Si la nature est une création divine, l’organisation de celle-ci dans ce que l’on nomme « un paysage » est le propre de l’homme. Le peintre de paysage est ainsi guidé par le concert des saisons, par l’écoulement du temps et par le passage des figures qui pérégrinent dans ces lieux. Sous un ciel bleu rythmé de quelques nuages printaniers, l’artiste déploie ici la poésie d’un sous-bois qui laisse apparaître quelques figures cheminant vers un fleuve serpentant. Juchés sur un promontoire rocheux, deux hommes pêchent. Derrière eux, au centre de la composition, un pâtre accompagné d’une musicienne juchée sur un âne conduit un petit groupe de bétail à travers la clairière. Pour elle, le voyage est un plaisir en soi et non le simple moyen d’atteindre une destination. Une seconde femme portant une jarre sur la tête remonte le chemin en sens inverse. Se rend-elle au village à l’architecture classique que l’on aperçoit sur la rive gauche du fleuve ? Elle croisera alors sur son chemin un pèlerin et un marchand au repos. C’est une journée qui débute sereinement dans ce paysage à peine réchauffé par un soleil levant dont la lumière jaune éclaire horizontalement la composition. L’artiste imprime l’écoulement du temps en peignant l’oscillation des feuillages, suggérant ainsi l’effet d’une brise légère dont la force meut les nuages et porte les oiseaux au-dessus du fleuve.
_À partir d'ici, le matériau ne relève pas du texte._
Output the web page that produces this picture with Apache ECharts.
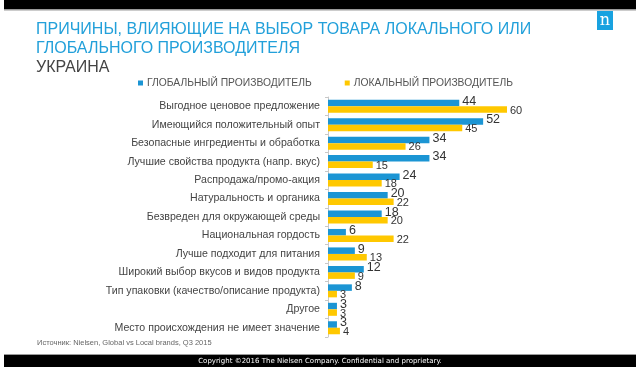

Devant notre ample paysage, le spectateur ne manquera pas de se remémorer la prose du célèbre Voyage en Italie de Chateaubriand : « Rien n’est comparable pour la beauté aux lignes de l’horizon romain, à la douce inclinaison des plans, aux contours suaves et fuyants des montagnes qui le terminent. […] Une vapeur particulière, répandue dans les lointains, arrondit les objets et dissimule ce qu’ils peuvent avoir de dur et de heurté dans leurs formes. […] Une teinte singulièrement harmonieuse marie la terre, le ciel et les eaux ».
Andrea Locatelli se livre ici à une habile synthèse en disposant des éléments d’architecture antique dans un paysage inspiré de la région du Latium où se déroule une vie profane. La lumière matinale qui pénètre la végétation aère la composition. Jouant sur les contrastes d’ombres, il étale une succession de plans jusqu’à l’horizon. Son style arcadien et idyllique emprunte à l’art de Claude Gellée et de Nicolas Poussin qui développèrent le classicisme dans la peinture de paysage. Il se distingue des bamboches et de la tradition nordique en refusant la peinture de genre et les figures anecdotiques. Ce faisant, il parvient à insuffler un sentiment de solitude poétique à son art, et dépasse ainsi le simple registre champêtre.
Notre composition est élégamment soulignée par un cadre mouluré en bois doré.
Dimensions : 94 x 167 cm – 108 x 181 cm avec le cadre.
Provenance : Ancienne collection suisse
Biographie : Andrea Locatelli (Rome, 19 déc. 1695 – id. 19 fév. 1741) est un artiste italien qui débute son apprentissage chez le peintre de marines Monsu Alto vers 1712. Suite à la mort de son maître, il poursuit sa formation chez Bernardino Fergioni (1674 – 1738) puis auprès de Biago Puccini. En 1715, il reçoit une commande pour décorer une pièce du Palazzo Ruspoli de Rome, pour laquelle il est payé au tarif d’un maître. Signe de son succès, Locatelli se voit offrir 500 livres de plus que son principal concurrent, Giovanni Paolo Panini, pour l’exécution d’une étude préparatoire de 1724, relative à un grand projet architectural commandé par le duc Vittorio Amadeo II de Savoie. En 1735, Philippe V d’Espagne lui commande deux peintures pour orner une pièce du palais royal de La Granja. C’est dans la peinture de paysage qu’il excelle et par laquelle il se fait connaître auprès des cardinaux romains Alessandro Albani et Pietro Ottoboni. Locatelli est un peintre prolifique et l’inventaire de la famille Colonna en 1783 recense 80 de ses œuvres.